Tally up the lines below that include the word "this". Answer with the number alone.

::: Given data :::

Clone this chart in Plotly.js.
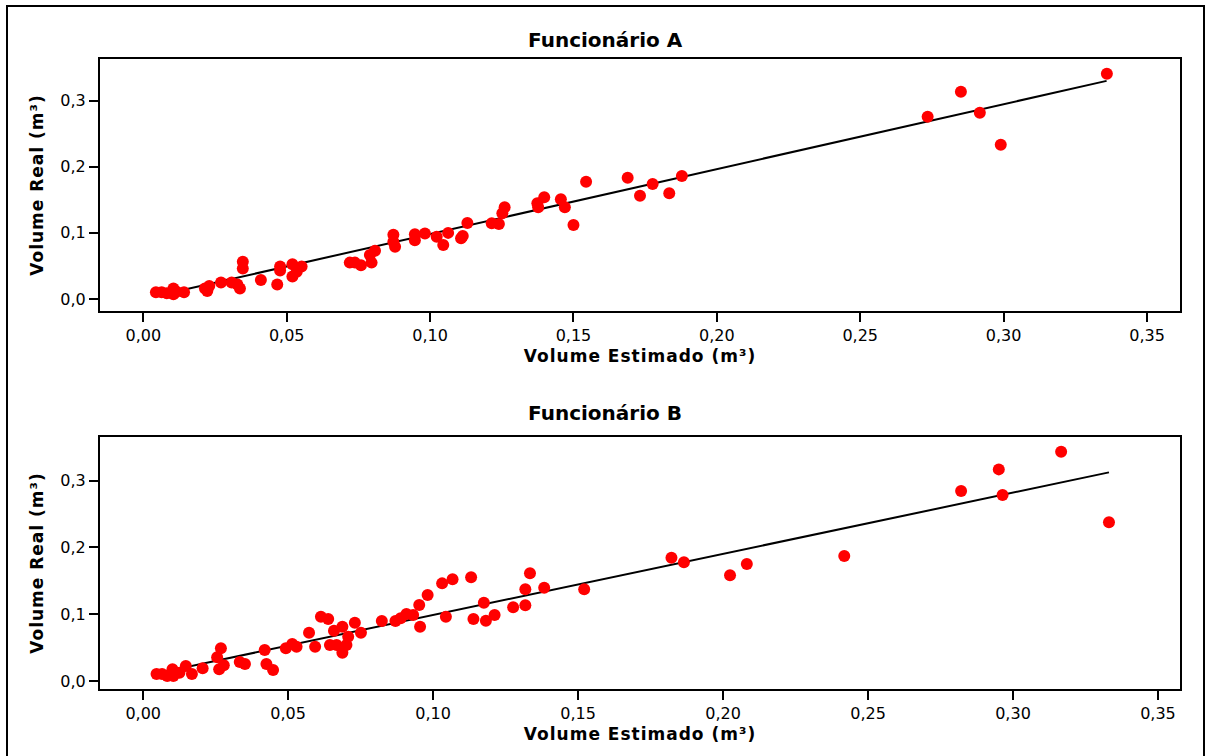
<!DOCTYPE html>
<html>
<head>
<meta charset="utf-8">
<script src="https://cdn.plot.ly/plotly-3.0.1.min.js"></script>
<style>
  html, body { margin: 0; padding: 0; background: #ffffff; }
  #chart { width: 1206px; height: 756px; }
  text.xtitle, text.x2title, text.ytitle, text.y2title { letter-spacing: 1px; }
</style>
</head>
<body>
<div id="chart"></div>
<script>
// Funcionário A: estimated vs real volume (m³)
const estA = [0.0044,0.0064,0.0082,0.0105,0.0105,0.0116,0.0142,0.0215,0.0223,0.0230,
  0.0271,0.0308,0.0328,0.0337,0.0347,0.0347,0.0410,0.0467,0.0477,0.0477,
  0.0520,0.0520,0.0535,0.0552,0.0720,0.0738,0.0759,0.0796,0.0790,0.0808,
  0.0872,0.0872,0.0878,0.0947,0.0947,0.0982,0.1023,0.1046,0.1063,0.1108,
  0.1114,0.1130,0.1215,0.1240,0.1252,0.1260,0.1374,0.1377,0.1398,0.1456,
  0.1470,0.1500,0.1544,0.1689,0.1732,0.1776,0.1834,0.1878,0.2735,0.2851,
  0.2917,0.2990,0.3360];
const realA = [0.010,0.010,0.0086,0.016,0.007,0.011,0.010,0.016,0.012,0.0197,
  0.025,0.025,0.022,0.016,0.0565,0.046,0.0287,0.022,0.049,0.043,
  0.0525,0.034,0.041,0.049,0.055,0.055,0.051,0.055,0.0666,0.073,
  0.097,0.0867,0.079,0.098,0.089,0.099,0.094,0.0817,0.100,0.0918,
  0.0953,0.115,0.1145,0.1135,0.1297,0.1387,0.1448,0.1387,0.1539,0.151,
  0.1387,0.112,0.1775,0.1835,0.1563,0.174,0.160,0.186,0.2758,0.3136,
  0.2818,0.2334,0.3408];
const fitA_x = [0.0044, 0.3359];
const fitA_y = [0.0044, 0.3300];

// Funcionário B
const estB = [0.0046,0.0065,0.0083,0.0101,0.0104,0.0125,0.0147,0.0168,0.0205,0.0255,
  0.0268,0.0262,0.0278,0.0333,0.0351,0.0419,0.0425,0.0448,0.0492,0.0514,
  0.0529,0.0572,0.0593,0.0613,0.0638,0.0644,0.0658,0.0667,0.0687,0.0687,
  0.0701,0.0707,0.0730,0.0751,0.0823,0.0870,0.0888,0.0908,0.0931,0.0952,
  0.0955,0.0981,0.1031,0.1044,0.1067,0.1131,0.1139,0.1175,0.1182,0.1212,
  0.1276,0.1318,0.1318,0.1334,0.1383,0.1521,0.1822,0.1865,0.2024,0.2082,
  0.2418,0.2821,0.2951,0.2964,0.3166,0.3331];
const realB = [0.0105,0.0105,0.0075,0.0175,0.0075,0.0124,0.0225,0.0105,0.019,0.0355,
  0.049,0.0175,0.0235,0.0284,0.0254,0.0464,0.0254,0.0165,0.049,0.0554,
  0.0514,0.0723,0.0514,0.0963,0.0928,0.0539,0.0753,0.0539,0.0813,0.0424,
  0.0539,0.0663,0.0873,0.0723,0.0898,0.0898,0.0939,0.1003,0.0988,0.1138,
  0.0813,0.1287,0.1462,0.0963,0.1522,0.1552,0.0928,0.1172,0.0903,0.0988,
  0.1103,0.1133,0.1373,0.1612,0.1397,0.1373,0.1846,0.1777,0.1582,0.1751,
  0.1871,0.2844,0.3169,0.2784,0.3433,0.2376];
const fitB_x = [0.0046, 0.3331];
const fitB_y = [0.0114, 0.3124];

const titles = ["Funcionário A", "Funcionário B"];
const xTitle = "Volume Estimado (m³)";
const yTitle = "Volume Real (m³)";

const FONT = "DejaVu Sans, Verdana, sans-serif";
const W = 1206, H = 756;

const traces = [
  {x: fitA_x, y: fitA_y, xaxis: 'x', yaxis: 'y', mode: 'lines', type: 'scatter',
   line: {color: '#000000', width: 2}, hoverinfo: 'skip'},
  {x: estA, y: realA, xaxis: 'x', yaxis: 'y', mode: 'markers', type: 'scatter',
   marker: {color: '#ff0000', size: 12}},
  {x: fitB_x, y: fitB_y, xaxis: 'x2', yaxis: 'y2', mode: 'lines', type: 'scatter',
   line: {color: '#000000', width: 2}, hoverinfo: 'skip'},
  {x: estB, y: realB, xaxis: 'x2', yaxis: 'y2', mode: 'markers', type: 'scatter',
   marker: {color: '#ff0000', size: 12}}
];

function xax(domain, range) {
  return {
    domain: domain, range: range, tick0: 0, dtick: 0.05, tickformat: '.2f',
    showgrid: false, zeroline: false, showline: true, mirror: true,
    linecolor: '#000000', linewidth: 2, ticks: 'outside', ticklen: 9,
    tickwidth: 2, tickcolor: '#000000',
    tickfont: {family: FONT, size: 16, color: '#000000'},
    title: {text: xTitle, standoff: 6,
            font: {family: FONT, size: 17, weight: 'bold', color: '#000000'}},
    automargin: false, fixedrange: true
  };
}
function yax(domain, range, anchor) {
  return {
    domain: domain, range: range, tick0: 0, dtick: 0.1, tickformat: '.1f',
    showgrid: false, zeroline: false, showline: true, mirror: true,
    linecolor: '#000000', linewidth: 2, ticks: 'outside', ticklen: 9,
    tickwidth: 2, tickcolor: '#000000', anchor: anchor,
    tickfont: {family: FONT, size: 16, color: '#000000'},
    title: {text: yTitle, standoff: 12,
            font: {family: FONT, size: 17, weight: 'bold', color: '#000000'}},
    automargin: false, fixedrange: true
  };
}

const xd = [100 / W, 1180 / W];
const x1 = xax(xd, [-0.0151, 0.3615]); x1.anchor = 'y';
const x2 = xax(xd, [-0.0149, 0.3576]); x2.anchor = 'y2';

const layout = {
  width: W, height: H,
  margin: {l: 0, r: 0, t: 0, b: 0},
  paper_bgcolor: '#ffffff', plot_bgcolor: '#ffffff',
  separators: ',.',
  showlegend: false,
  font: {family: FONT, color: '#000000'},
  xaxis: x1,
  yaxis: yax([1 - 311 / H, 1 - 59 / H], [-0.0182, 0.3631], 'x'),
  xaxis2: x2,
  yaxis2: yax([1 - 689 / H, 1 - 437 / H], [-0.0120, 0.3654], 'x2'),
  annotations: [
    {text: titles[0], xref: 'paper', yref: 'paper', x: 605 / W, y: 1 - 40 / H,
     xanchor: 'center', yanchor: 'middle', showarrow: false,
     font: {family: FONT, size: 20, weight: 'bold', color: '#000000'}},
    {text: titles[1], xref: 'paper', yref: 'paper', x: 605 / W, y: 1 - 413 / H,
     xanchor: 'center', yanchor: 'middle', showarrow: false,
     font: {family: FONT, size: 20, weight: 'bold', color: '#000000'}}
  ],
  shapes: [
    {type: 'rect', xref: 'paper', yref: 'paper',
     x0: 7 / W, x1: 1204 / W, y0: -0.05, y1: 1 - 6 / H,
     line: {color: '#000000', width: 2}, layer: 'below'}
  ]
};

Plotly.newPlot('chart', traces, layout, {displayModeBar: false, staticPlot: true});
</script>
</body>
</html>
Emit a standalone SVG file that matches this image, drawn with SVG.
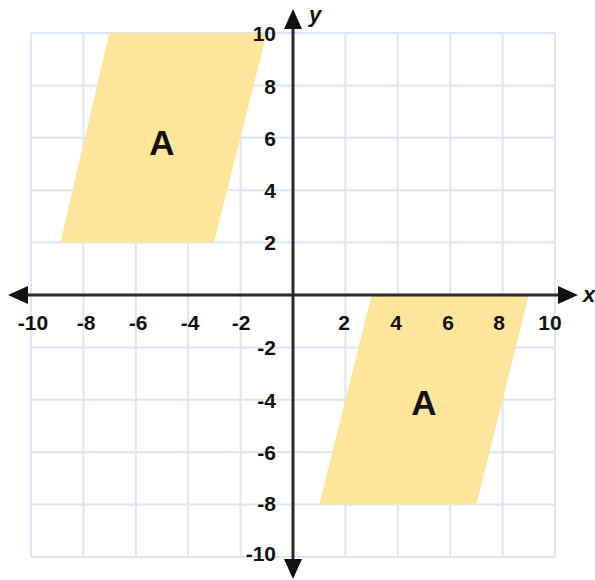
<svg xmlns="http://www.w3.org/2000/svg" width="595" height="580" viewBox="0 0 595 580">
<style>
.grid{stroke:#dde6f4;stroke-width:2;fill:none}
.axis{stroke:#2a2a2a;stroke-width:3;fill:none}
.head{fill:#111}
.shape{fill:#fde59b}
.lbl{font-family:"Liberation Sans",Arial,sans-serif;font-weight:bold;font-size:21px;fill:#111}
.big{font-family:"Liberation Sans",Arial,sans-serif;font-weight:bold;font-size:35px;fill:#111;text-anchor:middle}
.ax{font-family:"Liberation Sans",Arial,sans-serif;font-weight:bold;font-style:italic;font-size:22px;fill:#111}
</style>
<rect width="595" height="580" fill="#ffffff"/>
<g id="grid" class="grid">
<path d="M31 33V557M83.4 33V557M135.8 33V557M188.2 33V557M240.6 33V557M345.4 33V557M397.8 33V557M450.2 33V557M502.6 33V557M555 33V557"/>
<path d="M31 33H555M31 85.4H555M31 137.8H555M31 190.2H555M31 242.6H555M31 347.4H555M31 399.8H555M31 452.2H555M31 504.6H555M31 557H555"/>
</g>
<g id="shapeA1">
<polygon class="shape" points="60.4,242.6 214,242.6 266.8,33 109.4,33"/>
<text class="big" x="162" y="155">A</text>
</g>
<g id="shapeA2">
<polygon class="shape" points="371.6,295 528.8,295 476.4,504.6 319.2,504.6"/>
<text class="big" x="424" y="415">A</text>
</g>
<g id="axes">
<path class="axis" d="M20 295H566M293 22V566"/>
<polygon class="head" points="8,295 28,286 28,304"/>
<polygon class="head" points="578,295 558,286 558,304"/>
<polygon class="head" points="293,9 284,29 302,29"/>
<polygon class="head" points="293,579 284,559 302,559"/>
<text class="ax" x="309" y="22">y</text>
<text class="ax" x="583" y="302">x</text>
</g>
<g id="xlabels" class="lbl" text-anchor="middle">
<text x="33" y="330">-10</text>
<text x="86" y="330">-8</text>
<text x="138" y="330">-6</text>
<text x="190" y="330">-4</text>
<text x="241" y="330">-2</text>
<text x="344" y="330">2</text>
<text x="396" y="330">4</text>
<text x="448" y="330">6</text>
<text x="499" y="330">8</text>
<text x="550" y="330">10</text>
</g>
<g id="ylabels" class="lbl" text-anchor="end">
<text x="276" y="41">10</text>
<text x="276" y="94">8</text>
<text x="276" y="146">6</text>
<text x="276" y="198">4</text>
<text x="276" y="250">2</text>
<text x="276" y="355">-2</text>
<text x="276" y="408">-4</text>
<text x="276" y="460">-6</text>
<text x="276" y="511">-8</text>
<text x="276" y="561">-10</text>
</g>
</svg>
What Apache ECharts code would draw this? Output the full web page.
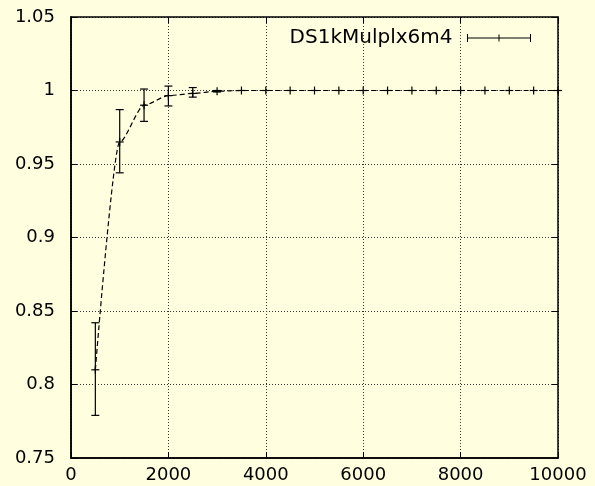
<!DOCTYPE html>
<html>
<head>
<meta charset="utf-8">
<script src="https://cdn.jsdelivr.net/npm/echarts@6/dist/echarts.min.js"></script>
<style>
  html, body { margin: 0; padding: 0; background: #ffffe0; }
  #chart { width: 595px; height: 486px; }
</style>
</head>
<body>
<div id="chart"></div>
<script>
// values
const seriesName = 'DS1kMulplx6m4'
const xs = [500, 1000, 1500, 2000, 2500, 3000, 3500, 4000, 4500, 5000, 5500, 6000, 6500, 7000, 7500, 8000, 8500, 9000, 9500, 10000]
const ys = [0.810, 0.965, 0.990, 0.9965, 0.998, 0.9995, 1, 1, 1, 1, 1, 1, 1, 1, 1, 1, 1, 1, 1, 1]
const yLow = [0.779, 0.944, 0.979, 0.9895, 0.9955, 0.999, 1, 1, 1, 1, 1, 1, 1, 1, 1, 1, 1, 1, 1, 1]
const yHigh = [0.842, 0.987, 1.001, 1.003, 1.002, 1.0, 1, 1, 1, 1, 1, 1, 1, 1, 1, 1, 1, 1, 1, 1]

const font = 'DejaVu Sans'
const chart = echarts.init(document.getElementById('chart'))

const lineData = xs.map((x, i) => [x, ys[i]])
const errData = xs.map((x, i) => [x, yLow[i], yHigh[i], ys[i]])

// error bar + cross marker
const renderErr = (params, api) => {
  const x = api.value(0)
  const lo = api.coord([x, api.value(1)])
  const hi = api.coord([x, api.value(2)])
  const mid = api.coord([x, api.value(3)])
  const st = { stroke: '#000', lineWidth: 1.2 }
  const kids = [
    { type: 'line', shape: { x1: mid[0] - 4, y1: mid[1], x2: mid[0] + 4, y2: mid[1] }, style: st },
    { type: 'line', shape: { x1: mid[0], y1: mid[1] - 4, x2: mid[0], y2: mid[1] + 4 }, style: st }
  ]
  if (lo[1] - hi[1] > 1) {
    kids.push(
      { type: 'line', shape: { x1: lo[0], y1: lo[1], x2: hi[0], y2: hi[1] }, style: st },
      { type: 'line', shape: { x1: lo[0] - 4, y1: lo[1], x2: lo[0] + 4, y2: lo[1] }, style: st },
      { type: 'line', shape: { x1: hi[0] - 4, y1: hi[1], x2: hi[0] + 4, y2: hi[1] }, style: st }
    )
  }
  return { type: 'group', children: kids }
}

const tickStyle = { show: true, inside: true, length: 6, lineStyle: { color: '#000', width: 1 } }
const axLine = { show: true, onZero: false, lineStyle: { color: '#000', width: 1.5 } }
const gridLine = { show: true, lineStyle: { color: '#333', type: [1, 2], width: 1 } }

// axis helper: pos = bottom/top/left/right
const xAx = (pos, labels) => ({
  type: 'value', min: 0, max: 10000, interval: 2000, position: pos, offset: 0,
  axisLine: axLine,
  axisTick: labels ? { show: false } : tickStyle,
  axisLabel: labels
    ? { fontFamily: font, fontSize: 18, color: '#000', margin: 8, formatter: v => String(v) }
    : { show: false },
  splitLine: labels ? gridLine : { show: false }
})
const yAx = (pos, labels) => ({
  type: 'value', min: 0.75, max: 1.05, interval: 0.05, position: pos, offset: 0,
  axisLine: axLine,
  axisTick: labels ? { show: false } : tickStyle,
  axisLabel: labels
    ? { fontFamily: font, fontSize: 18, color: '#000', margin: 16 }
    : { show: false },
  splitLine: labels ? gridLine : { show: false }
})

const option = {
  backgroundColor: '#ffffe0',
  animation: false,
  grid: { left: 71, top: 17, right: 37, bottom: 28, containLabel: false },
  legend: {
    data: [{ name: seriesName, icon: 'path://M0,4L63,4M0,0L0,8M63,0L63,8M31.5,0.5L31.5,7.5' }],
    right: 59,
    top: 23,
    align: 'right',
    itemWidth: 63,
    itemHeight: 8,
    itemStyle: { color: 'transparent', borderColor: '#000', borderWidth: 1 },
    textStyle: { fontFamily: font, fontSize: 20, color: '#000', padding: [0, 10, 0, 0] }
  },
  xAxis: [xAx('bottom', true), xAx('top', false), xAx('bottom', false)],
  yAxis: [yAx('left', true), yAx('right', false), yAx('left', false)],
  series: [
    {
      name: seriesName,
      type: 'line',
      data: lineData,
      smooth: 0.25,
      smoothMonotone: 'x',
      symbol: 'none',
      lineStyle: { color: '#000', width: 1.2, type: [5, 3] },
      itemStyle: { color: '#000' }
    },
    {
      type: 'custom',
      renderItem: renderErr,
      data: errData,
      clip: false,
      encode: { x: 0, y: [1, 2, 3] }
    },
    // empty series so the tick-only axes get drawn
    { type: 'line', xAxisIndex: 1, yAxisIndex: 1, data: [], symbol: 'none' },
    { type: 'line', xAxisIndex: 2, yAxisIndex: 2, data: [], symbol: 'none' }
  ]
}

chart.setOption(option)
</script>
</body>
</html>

:::

* Completed task *
3